After returning home I finished the 3 months of accutane, and yes - my zits did clear up dramatically. But my hair fell out just as dramatically, and i was just as depressed as ever.

When I finally finished the treatment I didn't get acne THAT bad again.

I still would get zits here and there but nothing major. I guess you could say accutane works - but is it really worth it? I would say NO. Is it possible for someone to take it, have it work, and be fine - yes. But for some, some acne isnt' worth the possibility of taking your own life.

So after years and years of obsessing about it, I can tell you what works via experience.

Much later on i went to the doctor for a cold that wouldnt' seem to go away. I asked her about my acne and she said that drinking a LOT of water was the best thing you could do to fix the problem. I tried it, and she was right. The more water you drink - the less acne you get. I'm talking like 10 glasses a day.

Another thing I found helped a lot was rinsing my face with distilled water. When you're done cleansing it, you just splash some distilled water on it - which eliminates the clorine and chemicals in tap water. it's also good to rinse your face with cold water so it shrinks your pours.
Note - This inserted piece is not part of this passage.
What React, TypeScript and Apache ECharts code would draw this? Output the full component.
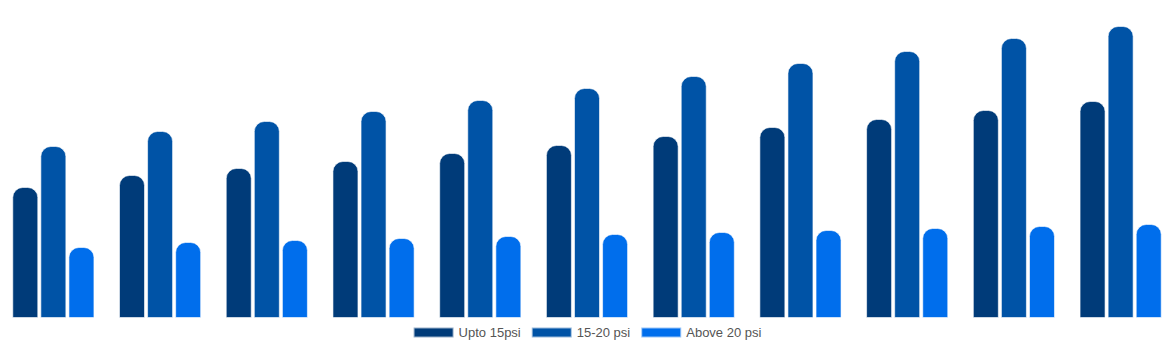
import React, { useEffect, useRef } from "react";
import * as echarts from "echarts";

const categories = ["2020", "2021", "2022", "2023", "2024", "2025", "2026", "2027", "2028", "2029", "2030"];
const seriesNames = ["Upto 15psi", "15-20 psi", "Above 20 psi"];
const upto15 = [131, 143, 150, 157, 165, 173, 182, 191, 199, 208, 217];
const from15to20 = [172, 187, 197, 207, 218, 230, 242, 255, 267, 280, 292];
const above20 = [71, 76, 78, 80, 82, 84, 86, 88, 90, 92, 94];
const colors = ["#003b79", "#0053a6", "#006eec"];

export default function App() {
  const ref = useRef<HTMLDivElement>(null);
  useEffect(() => {
    if (!ref.current) return;
    const chart = echarts.init(ref.current, null, { renderer: "svg" });
    const data = [upto15, from15to20, above20];
    chart.setOption({
      animation: false,
      grid: { left: 0, right: 0, top: 18, bottom: 32, containLabel: false },
      legend: {
        bottom: 6,
        left: "center",
        itemWidth: 40,
        itemHeight: 10,
        itemGap: 10,
        icon: "rect",
        textStyle: { fontFamily: "Liberation Sans, Arial, sans-serif", fontSize: 13, color: "#555" },
        data: seriesNames,
      },
      xAxis: {
        type: "category",
        data: categories,
        axisLine: { show: false },
        axisTick: { show: false },
        axisLabel: { show: false },
        splitLine: { show: false },
      },
      yAxis: {
        type: "value",
        min: 0,
        max: 300,
        show: false,
        splitLine: { show: false },
      },
      series: data.map((d, i) => ({
        name: seriesNames[i],
        type: "bar",
        data: d,
        barWidth: 26,
        barGap: "8%",
        itemStyle: {
          color: colors[i],
          borderRadius: [10, 10, 0, 0],
          borderColor: "rgba(255,255,255,0.6)",
          borderWidth: 1,
        },
      })),
    });
    return () => chart.dispose();
  }, []);
  return (
    <div
      ref={ref}
      style={{ position: "absolute", left: 0, top: 0, width: 1174, height: 350 }}
    />
  );
}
So distilled water works for that too. I get one of those bottles that has a spout on it, and there is a noticable difference when you use it.

You also have to be consistent with whatever product you use. You must use it day and night - religiously. If you use pro-active - really use it and as directed and it will work. I really dont think it depends on the product as much as how you use it. Also remember that your skin has to get used to it, so if you start using something new, it will take 2 weeks for a months for your skin to adapt and to see results. If you give up before hand, it wont work. You'll probably break out at first, but just wait it out and it'll go away. But most people just stop once they start to break out even mroe than normal - and never see results then assume the product doesn't really work.
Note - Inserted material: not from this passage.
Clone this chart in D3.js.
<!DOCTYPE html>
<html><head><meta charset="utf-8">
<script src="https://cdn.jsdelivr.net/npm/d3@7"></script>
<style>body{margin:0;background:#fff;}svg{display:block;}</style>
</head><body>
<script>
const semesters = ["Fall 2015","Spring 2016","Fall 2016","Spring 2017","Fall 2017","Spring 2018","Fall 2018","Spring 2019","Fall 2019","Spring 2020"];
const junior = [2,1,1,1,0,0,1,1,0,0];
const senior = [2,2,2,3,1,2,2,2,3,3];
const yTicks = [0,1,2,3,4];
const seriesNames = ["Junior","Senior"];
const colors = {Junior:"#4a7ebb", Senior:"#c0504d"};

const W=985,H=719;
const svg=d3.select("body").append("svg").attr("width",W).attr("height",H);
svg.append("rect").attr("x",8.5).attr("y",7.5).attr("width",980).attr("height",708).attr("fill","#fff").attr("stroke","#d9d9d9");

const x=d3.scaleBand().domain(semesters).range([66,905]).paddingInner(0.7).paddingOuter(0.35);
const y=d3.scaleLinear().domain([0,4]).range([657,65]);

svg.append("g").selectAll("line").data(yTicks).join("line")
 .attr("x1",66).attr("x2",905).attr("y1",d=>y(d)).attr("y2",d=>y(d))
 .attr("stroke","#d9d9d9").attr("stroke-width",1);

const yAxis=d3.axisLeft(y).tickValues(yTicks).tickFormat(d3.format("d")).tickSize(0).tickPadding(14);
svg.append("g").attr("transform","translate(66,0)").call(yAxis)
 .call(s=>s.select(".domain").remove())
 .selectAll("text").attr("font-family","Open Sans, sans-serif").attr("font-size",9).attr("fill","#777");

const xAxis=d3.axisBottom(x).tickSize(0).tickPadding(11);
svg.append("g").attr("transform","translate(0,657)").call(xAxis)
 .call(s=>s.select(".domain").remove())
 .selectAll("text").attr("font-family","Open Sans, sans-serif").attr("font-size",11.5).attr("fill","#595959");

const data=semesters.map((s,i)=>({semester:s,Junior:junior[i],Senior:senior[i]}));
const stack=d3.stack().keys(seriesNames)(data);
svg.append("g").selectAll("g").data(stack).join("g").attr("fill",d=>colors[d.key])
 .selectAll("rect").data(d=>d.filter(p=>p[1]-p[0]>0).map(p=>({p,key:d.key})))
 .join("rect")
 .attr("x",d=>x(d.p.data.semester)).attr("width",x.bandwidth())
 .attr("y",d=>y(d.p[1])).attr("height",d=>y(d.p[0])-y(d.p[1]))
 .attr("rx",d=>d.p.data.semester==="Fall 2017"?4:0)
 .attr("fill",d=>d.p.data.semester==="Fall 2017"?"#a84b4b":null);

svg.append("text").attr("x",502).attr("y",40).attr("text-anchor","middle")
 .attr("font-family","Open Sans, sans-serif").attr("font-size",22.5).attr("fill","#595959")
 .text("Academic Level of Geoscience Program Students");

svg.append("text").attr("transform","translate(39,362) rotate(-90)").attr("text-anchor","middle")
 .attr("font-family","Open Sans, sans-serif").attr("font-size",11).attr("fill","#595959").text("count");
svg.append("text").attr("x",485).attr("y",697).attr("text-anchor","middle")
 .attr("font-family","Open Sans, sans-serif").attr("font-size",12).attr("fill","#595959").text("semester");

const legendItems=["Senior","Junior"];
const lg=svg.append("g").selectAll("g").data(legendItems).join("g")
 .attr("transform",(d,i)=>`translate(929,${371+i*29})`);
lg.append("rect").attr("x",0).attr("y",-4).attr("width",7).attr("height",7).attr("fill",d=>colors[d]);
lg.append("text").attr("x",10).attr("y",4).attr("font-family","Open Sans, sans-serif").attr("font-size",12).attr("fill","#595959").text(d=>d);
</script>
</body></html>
When you use a product, really use it. WHen you're washing your face dont just do it half assed - spend an entire minute washing your face, not just 10 seconds. YOu want to really clean your skin.

Make sure you wash your pillow cases at least every 3 days. It seems exessive but it's essential! Touch your face and then look at how shiney your finge gets - now imagine your whole face rubbing on your pillow case all night - every night. You're basically rubbing the dirt and oil on your face - back into your pours. So change you pillow case as often as possible. this will help out SOO Much.
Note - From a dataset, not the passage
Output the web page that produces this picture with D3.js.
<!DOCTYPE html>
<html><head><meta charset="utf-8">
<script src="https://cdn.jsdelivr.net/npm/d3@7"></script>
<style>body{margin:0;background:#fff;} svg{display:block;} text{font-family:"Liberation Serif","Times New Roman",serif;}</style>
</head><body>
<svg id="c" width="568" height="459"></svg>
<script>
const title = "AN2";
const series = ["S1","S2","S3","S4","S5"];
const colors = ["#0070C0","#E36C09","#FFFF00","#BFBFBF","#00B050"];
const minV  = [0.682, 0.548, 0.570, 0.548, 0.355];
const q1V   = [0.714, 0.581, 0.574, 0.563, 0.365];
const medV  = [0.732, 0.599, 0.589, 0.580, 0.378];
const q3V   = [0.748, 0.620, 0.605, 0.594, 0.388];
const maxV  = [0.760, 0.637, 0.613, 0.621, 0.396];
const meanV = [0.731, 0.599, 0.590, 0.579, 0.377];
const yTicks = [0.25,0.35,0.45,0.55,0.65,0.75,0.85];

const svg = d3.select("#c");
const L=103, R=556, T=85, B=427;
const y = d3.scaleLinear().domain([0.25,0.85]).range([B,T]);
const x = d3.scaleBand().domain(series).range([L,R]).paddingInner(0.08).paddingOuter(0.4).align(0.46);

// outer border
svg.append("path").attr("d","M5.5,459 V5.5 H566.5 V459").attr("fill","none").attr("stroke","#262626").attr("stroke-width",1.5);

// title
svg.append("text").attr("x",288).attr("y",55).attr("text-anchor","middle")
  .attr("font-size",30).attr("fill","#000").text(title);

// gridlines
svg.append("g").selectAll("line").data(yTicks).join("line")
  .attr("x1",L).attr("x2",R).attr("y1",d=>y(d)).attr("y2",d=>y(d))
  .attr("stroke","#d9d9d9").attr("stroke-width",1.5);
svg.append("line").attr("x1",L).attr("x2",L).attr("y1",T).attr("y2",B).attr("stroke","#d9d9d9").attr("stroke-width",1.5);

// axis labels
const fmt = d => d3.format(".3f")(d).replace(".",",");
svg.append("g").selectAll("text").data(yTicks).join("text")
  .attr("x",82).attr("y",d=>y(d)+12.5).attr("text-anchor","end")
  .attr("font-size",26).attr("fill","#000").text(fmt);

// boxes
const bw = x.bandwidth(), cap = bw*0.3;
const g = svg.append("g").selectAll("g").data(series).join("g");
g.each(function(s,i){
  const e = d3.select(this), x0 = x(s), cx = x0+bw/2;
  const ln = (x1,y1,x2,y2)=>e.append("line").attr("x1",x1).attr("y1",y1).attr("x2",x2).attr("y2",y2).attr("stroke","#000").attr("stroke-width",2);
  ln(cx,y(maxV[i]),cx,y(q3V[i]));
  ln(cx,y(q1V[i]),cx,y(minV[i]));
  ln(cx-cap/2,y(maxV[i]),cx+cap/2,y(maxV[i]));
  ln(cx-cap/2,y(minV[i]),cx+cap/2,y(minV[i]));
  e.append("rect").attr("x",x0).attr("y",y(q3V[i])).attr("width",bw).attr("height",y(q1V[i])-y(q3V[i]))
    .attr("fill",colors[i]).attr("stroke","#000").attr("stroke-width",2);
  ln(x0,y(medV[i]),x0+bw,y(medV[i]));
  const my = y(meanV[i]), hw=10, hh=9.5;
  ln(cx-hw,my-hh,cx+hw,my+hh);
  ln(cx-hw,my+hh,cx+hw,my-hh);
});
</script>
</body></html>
The biggest problem comes from touching your zits. DONT TOUCH YOUR FACE. Don't pick at your zits! It makes it worse. Almost ALL the zits I get now are self induced, I'll touch my face - and then break out. Then i pick at the zits and it gets even worse. It's not a good cycle to get into. SO just DONT touch your face, at all - EVER.

If you have a white head it's ok to pop pit. But do it after a hot shower, or after you've softened it up with a hot wash cloth. Then use some toilet paper and slowly and gently sqeeze it. Dont use your nails. After you've gotten out all the gunk - dab it with some hydrogen peroxide and don't touch it again.

Stress is also a major cause of zits, so dont stress out over them or it actually makes them worse. Just accept them - dont obsess over them. Try to ignore them, and they'll get better.